País do futebol

Bem saiu, fui à livraria comprar o meu exemplar do último livro de Gay Talese, Vida de escritor. Já na abertura, uma pequena história pessoal do autor que podia ter sido escrita de encomenda para nós outros, nascidos no País do Futebol, ou para os privilegiados brasileiros agraciados com um naco da Copa de 2014.

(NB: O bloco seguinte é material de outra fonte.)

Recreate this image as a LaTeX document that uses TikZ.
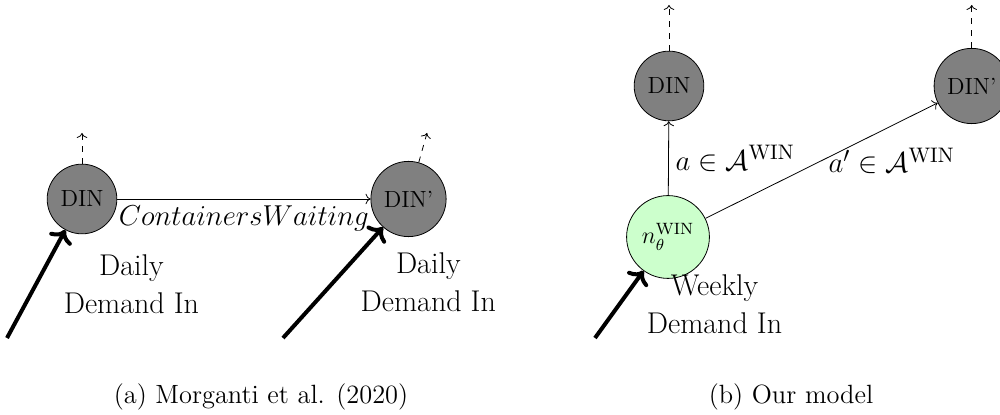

Antes de mais palavras, digo que ainda não passei das duas primeiras páginas dessa autobiografia de um escritor, onde Gay Talese discorre sobre suas próprias experiências no ofício de perguntar, pesquisar, pensar e escrever. E, mesmo para quem é fã de futebol (o que é o meu caso), duas páginas bastam para riscar uma perspectiva de futuro, além da Copa do Mundo de 2014, quando muito provavelmente vamos terminar a festa recitando Carlos Drummond de Andrade:

E agora, José? / A festa acabou, / A luz apagou, / O povo sumiu, / A noite esfriou, / E agora, José? / E agora, você? / (…) O bonde não veio / O riso não veio / Não veio a utopia / E tudo acabou / E tudo fugiu / E tudo mofou / E agora, José? / José para onde? / E agora José? / Para onde?

***

Criador do “novo jornalismo”, Talese conta de sua Vida de escritor: como surge um livro que venderá centenas de milhares de exemplares; como ele lida com a insegurança, ou o tédio, ou a solidão; como um jornalista consegue passar anos e anos estudando um único assunto; porque ficou tantos anos sem escrever um novo livro; são 509 páginas introduzidas pelo seguinte texto que muito nos diz:

***

Não sou, nunca fui, um apreciador de futebol. É provável que isso se deva, em parte , à minha idade e ao fato de que, na adolescência, quando eu morava no litoral sul de Nova Jersey há meio século esse esporte fosse praticamente desconhecido dos americanos, a não ser os nascidos no exterior. E, embora meu pai fosse nascido no exterior era um sisudo alfaiate que se vestia com esmero, oriundo de uma aldeia calabresa, no sul da Itália, e naturalizado norte-americano em meados de 1920 -, quando conversava comigo sobre futebol ele se limitava a discorrer sobre as brigas de sua juventude relacionadas ao esporte, e sobre a frustração que sentia ao ver os colegas de escola jogando numa praça enquanto ele costurava à janela dos fundos de um ateliê próximo, onde trabalhava como aprendiz. No entanto, como muitas vezes me repetia, já naquela época ele sabia que aqueles jovens atletas (entre os quais havia irmãos e primos seus, menos conscienciosos) estavam perdendo tempo e pondo em perigo seu futuro, chutando bola de uma lado para o outro quando deveriam estar aprendendo um ofício digno e se preparando para pagar o alto preço de uma passagem para os Estados Unidos, onde poderiam alcançar a prosperidade como imigrantes. Mas não, continuava ele, incansavelmente dedicado a me advertir: eles dissipavam suas tardes jogando futebol na praça, da mesma forma como mais tarde viriam a jogar atrás da cerca de arame farpado do campo de concentração de prisioneiros de guerra no norte da África em que foram metidos pelos aliados (aqueles que não foram mortos ou aleijados em combate) quando se renderam, em 1942, na qualidade de soldados de infantaria do exército derrotado de Mussolini. Vez por outra, eles enviavam cartas ao meu pai, contando sobre o confinamento. Um dia, já perto do fim da Segunda Guerra Mundial, ele pôs de lado a correspondência e me disse, num tom de voz que eu prefiro interpretar como mais triste do que sarcástico:

– Eles ainda estão jogando futebol!

***

Em julho, Gay Talese vem ao País do Futebol para participar da 7.ª Festa Literária Internacional de Paraty (Flip). Com 77 anos, o jornalista que já viu quase tudo (ou tudo) deve relembrar na ocasião o alfaiate Giuseppe Talese, num tom de voz que vamos preferir interpretar como mais triste do que sarcástico.